The request: Copy out the listing that follows, exactly, without its pictures.

Start of Available data

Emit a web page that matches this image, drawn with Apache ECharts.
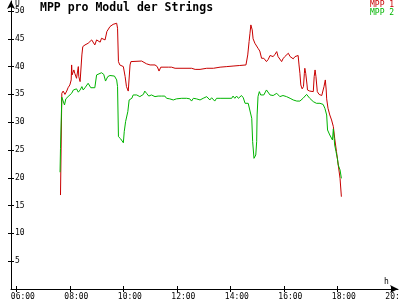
<!DOCTYPE html>
<html>
<head>
<meta charset="utf-8">
<script src="https://cdn.jsdelivr.net/npm/echarts@6/dist/echarts.min.js"></script>
<style>html,body{margin:0;padding:0;background:#fff;}#c{width:400px;height:300px;}</style>
</head>
<body>
<div id="c"></div>
<script>
// time in minutes since midnight, values in V
const mpp1Times = [459,462,465,469,473,476,480,483,484,485,489,491,495,499,500,503,507,509,514,518,521,525,529,533,536,540,544,548,551,555,559,563,566,570,574,577,581,585,587,589,592,596,600,604,607,611,613,615,617,619,641,645,652,660,671,676,680,684,701,708,716,753,761,772,787,802,817,832,846,861,875,879,882,884,886,889,891,895,899,902,906,910,915,921,925,929,933,936,940,944,947,951,955,958,962,966,970,974,977,981,985,989,992,994,996,998,1001,1004,1006,1007,1009,1012,1013,1018,1026,1028,1030,1032,1035,1039,1045,1048,1050,1053,1055,1056,1059,1063,1067,1071,1074,1078,1082,1086,1089];
const mpp1Values = [16.9,35.2,35.6,35.0,35.6,36.2,36.7,37.6,40.3,38.5,39.4,38.8,37.9,40.0,38.2,37.3,42.1,43.6,43.9,43.8,44.2,44.5,44.8,45.0,43.9,44.8,45.0,44.4,45.1,45.4,44.8,46.3,46.6,47.2,47.5,47.6,47.4,47.8,46.9,40.9,40.3,40.3,40.0,38.2,36.4,35.6,35.4,40.3,40.9,41.0,41.0,40.7,40.5,40.3,40.3,40.0,39.2,39.9,39.9,39.9,39.7,39.7,39.5,39.5,39.7,39.7,39.9,40.0,40.1,40.2,40.3,42.1,44.5,46.0,47.5,46.6,45.0,44.2,44.0,43.3,42.8,41.5,41.5,40.9,41.3,42.0,42.1,41.8,42.2,42.7,41.8,42.0,40.9,41.4,41.8,42.0,42.4,41.8,41.9,41.4,41.8,41.8,42.0,40.3,38.8,36.7,36.0,36.4,38.8,39.7,38.8,36.7,35.8,35.6,35.5,38.2,39.4,38.2,35.5,35.0,34.8,34.7,36.4,37.6,35.8,34.2,32.5,31.3,30.4,29.2,27.1,24.7,22.3,19.9,16.6];

const mpp2Times = [458,459,461,462,468,471,476,480,484,488,491,495,499,503,507,510,514,518,521,524,527,530,536,540,544,551,556,560,565,570,580,585,587,589,594,600,602,605,610,613,615,619,622,626,630,633,637,645,648,652,657,663,671,678,686,689,693,697,701,704,712,719,731,734,742,749,753,757,764,772,779,783,787,790,794,798,805,809,817,820,828,843,846,850,854,858,861,865,869,873,876,880,884,888,890,893,895,897,899,900,902,905,908,911,915,918,921,925,929,933,936,940,944,947,951,955,958,966,974,977,981,985,989,992,996,1000,1003,1007,1011,1015,1018,1022,1026,1030,1033,1037,1041,1045,1048,1052,1056,1058,1063,1067,1069,1071,1073,1074,1077,1080,1082,1086,1089];
const mpp2Values = [21.0,25.3,31.5,34.5,33.1,34.2,34.6,34.9,35.2,35.8,35.5,36.0,35.4,35.8,36.4,35.8,36.2,36.4,37.0,37.3,36.2,36.4,36.2,38.5,38.8,38.9,38.6,37.4,38.2,38.4,38.3,37.6,36.4,27.4,27.0,26.3,28.3,30.1,31.9,34.0,34.0,34.3,34.9,35.2,34.9,35.0,34.6,35.0,35.6,35.2,34.7,34.9,34.6,34.7,34.7,34.4,34.7,34.3,34.6,34.2,34.0,34.2,34.3,34.5,34.3,34.2,33.8,34.3,34.2,34.0,34.3,34.3,34.6,34.3,34.0,34.4,33.8,34.3,34.3,34.1,34.3,34.3,34.7,34.3,34.7,34.3,34.6,34.8,34.4,33.4,33.1,33.4,33.7,30.7,26.5,23.5,23.2,24.1,26.5,31.3,34.6,35.5,34.9,34.6,34.9,34.6,35.8,36.0,34.9,34.6,34.8,35.0,35.2,34.9,34.6,34.3,34.8,34.6,34.3,34.6,34.0,34.3,33.8,34.0,33.8,34.0,34.3,34.6,35.0,34.8,34.3,34.0,33.7,34.0,33.4,33.1,33.4,33.5,33.2,32.5,31.3,28.6,27.7,27.4,26.8,28.8,29.0,25.9,24.7,23.5,22.3,21.4,19.9];

const xTicks = [360,480,600,720,840,960,1080,1200];
const yTicks = [5,10,15,20,25,30,35,40,45,50];
const seriesNames = ['MPP 1','MPP 2'];
const titleText = 'MPP pro Modul der Strings';

const RED = '#c80000', GREEN = '#00b400';
const FONT = '"DejaVu Sans Mono", monospace';

function hhmm(v){
  const h = Math.floor(v/60), m = v%60;
  return String(h).padStart(2,'0') + ':' + String(m).padStart(2,'0');
}

const chart = echarts.init(document.getElementById('c'), null, {renderer:'canvas'});
const xBase = {
  type:'value', min:348, max:1216, splitLine:{show:false}
};
const yBase = {
  type:'value', min:0, max:51.8, splitLine:{show:false}
};
chart.setOption({
  animation:false,
  backgroundColor:'#fff',
  grid:{left:11, right:2, top:1, bottom:11, containLabel:false, outerBoundsMode:'none'},
  xAxis:[
    Object.assign({}, xBase, {
      axisLine:{show:true, lineStyle:{color:'#000', width:1}, symbol:['none','arrow'], symbolSize:[6,8]},
      axisTick:{show:true, length:3, customValues:xTicks, lineStyle:{color:'#000'}},
      axisLabel:{show:true, customValues:xTicks, formatter:hhmm, margin:4, padding:[0,0,0,13], color:'#000', fontFamily:FONT, fontSize:8, showMaxLabel:true, showMinLabel:true, hideOverlap:false}
    }),
    Object.assign({}, xBase, {
      position:'bottom',
      axisLine:{show:false},
      axisTick:{show:true, inside:true, length:3, customValues:xTicks, lineStyle:{color:'#000'}},
      axisLabel:{show:false}
    })
  ],
  yAxis:[
    Object.assign({}, yBase, {
      axisLine:{show:true, lineStyle:{color:'#000', width:1}, symbol:['none','arrow'], symbolSize:[6,8]},
      axisTick:{show:true, length:3, customValues:yTicks, lineStyle:{color:'#000'}},
      axisLabel:{show:true, inside:true, customValues:yTicks, margin:4, color:'#000', fontFamily:FONT, fontSize:8}
    }),
    Object.assign({}, yBase, {
      position:'left',
      axisLine:{show:false},
      axisTick:{show:true, inside:true, length:3, customValues:yTicks, lineStyle:{color:'#000'}},
      axisLabel:{show:false}
    })
  ],
  series:[
    {name:seriesNames[0], type:'line', showSymbol:false, symbol:'none', xAxisIndex:0, yAxisIndex:0,
     lineStyle:{color:RED, width:1}, itemStyle:{color:RED},
     data: mpp1Times.map((t,i)=>[t, mpp1Values[i]])},
    {name:seriesNames[1], type:'line', showSymbol:false, symbol:'none', xAxisIndex:0, yAxisIndex:0,
     lineStyle:{color:GREEN, width:1}, itemStyle:{color:GREEN},
     data: mpp2Times.map((t,i)=>[t, mpp2Values[i]])}
  ],
  graphic:[
    {type:'text', left:40, top:2, style:{text:titleText, font:'bold 11.5px '+FONT, fill:'#000'}},
    {type:'text', left:370, top:1, style:{text:seriesNames[0], font:'8px '+FONT, fill:RED}},
    {type:'text', left:370, top:9, style:{text:seriesNames[1], font:'8px '+FONT, fill:GREEN}},
    {type:'text', left:15, top:0, style:{text:'U', font:'8px '+FONT, fill:'#000'}},
    {type:'text', left:384, top:278, style:{text:'h', font:'8px '+FONT, fill:'#000'}}
  ]
});
</script>
</body>
</html>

End of Available data

Problem solution:
Emit a web page that matches this image, drawn with Apache ECharts.
<!DOCTYPE html>
<html>
<head>
<meta charset="utf-8">
<script src="https://cdn.jsdelivr.net/npm/echarts@6/dist/echarts.min.js"></script>
<style>html,body{margin:0;padding:0;background:#fff;}#c{width:400px;height:300px;}</style>
</head>
<body>
<div id="c"></div>
<script>
// time in minutes since midnight, values in V
const mpp1Times = [459,462,465,469,473,476,480,483,484,485,489,491,495,499,500,503,507,509,514,518,521,525,529,533,536,540,544,548,551,555,559,563,566,570,574,577,581,585,587,589,592,596,600,604,607,611,613,615,617,619,641,645,652,660,671,676,680,684,701,708,716,753,761,772,787,802,817,832,846,861,875,879,882,884,886,889,891,895,899,902,906,910,915,921,925,929,933,936,940,944,947,951,955,958,962,966,970,974,977,981,985,989,992,994,996,998,1001,1004,1006,1007,1009,1012,1013,1018,1026,1028,1030,1032,1035,1039,1045,1048,1050,1053,1055,1056,1059,1063,1067,1071,1074,1078,1082,1086,1089];
const mpp1Values = [16.9,35.2,35.6,35.0,35.6,36.2,36.7,37.6,40.3,38.5,39.4,38.8,37.9,40.0,38.2,37.3,42.1,43.6,43.9,43.8,44.2,44.5,44.8,45.0,43.9,44.8,45.0,44.4,45.1,45.4,44.8,46.3,46.6,47.2,47.5,47.6,47.4,47.8,46.9,40.9,40.3,40.3,40.0,38.2,36.4,35.6,35.4,40.3,40.9,41.0,41.0,40.7,40.5,40.3,40.3,40.0,39.2,39.9,39.9,39.9,39.7,39.7,39.5,39.5,39.7,39.7,39.9,40.0,40.1,40.2,40.3,42.1,44.5,46.0,47.5,46.6,45.0,44.2,44.0,43.3,42.8,41.5,41.5,40.9,41.3,42.0,42.1,41.8,42.2,42.7,41.8,42.0,40.9,41.4,41.8,42.0,42.4,41.8,41.9,41.4,41.8,41.8,42.0,40.3,38.8,36.7,36.0,36.4,38.8,39.7,38.8,36.7,35.8,35.6,35.5,38.2,39.4,38.2,35.5,35.0,34.8,34.7,36.4,37.6,35.8,34.2,32.5,31.3,30.4,29.2,27.1,24.7,22.3,19.9,16.6];

const mpp2Times = [458,459,461,462,468,471,476,480,484,488,491,495,499,503,507,510,514,518,521,524,527,530,536,540,544,551,556,560,565,570,580,585,587,589,594,600,602,605,610,613,615,619,622,626,630,633,637,645,648,652,657,663,671,678,686,689,693,697,701,704,712,719,731,734,742,749,753,757,764,772,779,783,787,790,794,798,805,809,817,820,828,843,846,850,854,858,861,865,869,873,876,880,884,888,890,893,895,897,899,900,902,905,908,911,915,918,921,925,929,933,936,940,944,947,951,955,958,966,974,977,981,985,989,992,996,1000,1003,1007,1011,1015,1018,1022,1026,1030,1033,1037,1041,1045,1048,1052,1056,1058,1063,1067,1069,1071,1073,1074,1077,1080,1082,1086,1089];
const mpp2Values = [21.0,25.3,31.5,34.5,33.1,34.2,34.6,34.9,35.2,35.8,35.5,36.0,35.4,35.8,36.4,35.8,36.2,36.4,37.0,37.3,36.2,36.4,36.2,38.5,38.8,38.9,38.6,37.4,38.2,38.4,38.3,37.6,36.4,27.4,27.0,26.3,28.3,30.1,31.9,34.0,34.0,34.3,34.9,35.2,34.9,35.0,34.6,35.0,35.6,35.2,34.7,34.9,34.6,34.7,34.7,34.4,34.7,34.3,34.6,34.2,34.0,34.2,34.3,34.5,34.3,34.2,33.8,34.3,34.2,34.0,34.3,34.3,34.6,34.3,34.0,34.4,33.8,34.3,34.3,34.1,34.3,34.3,34.7,34.3,34.7,34.3,34.6,34.8,34.4,33.4,33.1,33.4,33.7,30.7,26.5,23.5,23.2,24.1,26.5,31.3,34.6,35.5,34.9,34.6,34.9,34.6,35.8,36.0,34.9,34.6,34.8,35.0,35.2,34.9,34.6,34.3,34.8,34.6,34.3,34.6,34.0,34.3,33.8,34.0,33.8,34.0,34.3,34.6,35.0,34.8,34.3,34.0,33.7,34.0,33.4,33.1,33.4,33.5,33.2,32.5,31.3,28.6,27.7,27.4,26.8,28.8,29.0,25.9,24.7,23.5,22.3,21.4,19.9];

const xTicks = [360,480,600,720,840,960,1080,1200];
const yTicks = [5,10,15,20,25,30,35,40,45,50];
const seriesNames = ['MPP 1','MPP 2'];
const titleText = 'MPP pro Modul der Strings';

const RED = '#c80000', GREEN = '#00b400';
const FONT = '"DejaVu Sans Mono", monospace';

function hhmm(v){
  const h = Math.floor(v/60), m = v%60;
  return String(h).padStart(2,'0') + ':' + String(m).padStart(2,'0');
}

const chart = echarts.init(document.getElementById('c'), null, {renderer:'canvas'});
const xBase = {
  type:'value', min:348, max:1216, splitLine:{show:false}
};
const yBase = {
  type:'value', min:0, max:51.8, splitLine:{show:false}
};
chart.setOption({
  animation:false,
  backgroundColor:'#fff',
  grid:{left:11, right:2, top:1, bottom:11, containLabel:false, outerBoundsMode:'none'},
  xAxis:[
    Object.assign({}, xBase, {
      axisLine:{show:true, lineStyle:{color:'#000', width:1}, symbol:['none','arrow'], symbolSize:[6,8]},
      axisTick:{show:true, length:3, customValues:xTicks, lineStyle:{color:'#000'}},
      axisLabel:{show:true, customValues:xTicks, formatter:hhmm, margin:4, padding:[0,0,0,13], color:'#000', fontFamily:FONT, fontSize:8, showMaxLabel:true, showMinLabel:true, hideOverlap:false}
    }),
    Object.assign({}, xBase, {
      position:'bottom',
      axisLine:{show:false},
      axisTick:{show:true, inside:true, length:3, customValues:xTicks, lineStyle:{color:'#000'}},
      axisLabel:{show:false}
    })
  ],
  yAxis:[
    Object.assign({}, yBase, {
      axisLine:{show:true, lineStyle:{color:'#000', width:1}, symbol:['none','arrow'], symbolSize:[6,8]},
      axisTick:{show:true, length:3, customValues:yTicks, lineStyle:{color:'#000'}},
      axisLabel:{show:true, inside:true, customValues:yTicks, margin:4, color:'#000', fontFamily:FONT, fontSize:8}
    }),
    Object.assign({}, yBase, {
      position:'left',
      axisLine:{show:false},
      axisTick:{show:true, inside:true, length:3, customValues:yTicks, lineStyle:{color:'#000'}},
      axisLabel:{show:false}
    })
  ],
  series:[
    {name:seriesNames[0], type:'line', showSymbol:false, symbol:'none', xAxisIndex:0, yAxisIndex:0,
     lineStyle:{color:RED, width:1}, itemStyle:{color:RED},
     data: mpp1Times.map((t,i)=>[t, mpp1Values[i]])},
    {name:seriesNames[1], type:'line', showSymbol:false, symbol:'none', xAxisIndex:0, yAxisIndex:0,
     lineStyle:{color:GREEN, width:1}, itemStyle:{color:GREEN},
     data: mpp2Times.map((t,i)=>[t, mpp2Values[i]])}
  ],
  graphic:[
    {type:'text', left:40, top:2, style:{text:titleText, font:'bold 11.5px '+FONT, fill:'#000'}},
    {type:'text', left:370, top:1, style:{text:seriesNames[0], font:'8px '+FONT, fill:RED}},
    {type:'text', left:370, top:9, style:{text:seriesNames[1], font:'8px '+FONT, fill:GREEN}},
    {type:'text', left:15, top:0, style:{text:'U', font:'8px '+FONT, fill:'#000'}},
    {type:'text', left:384, top:278, style:{text:'h', font:'8px '+FONT, fill:'#000'}}
  ]
});
</script>
</body>
</html>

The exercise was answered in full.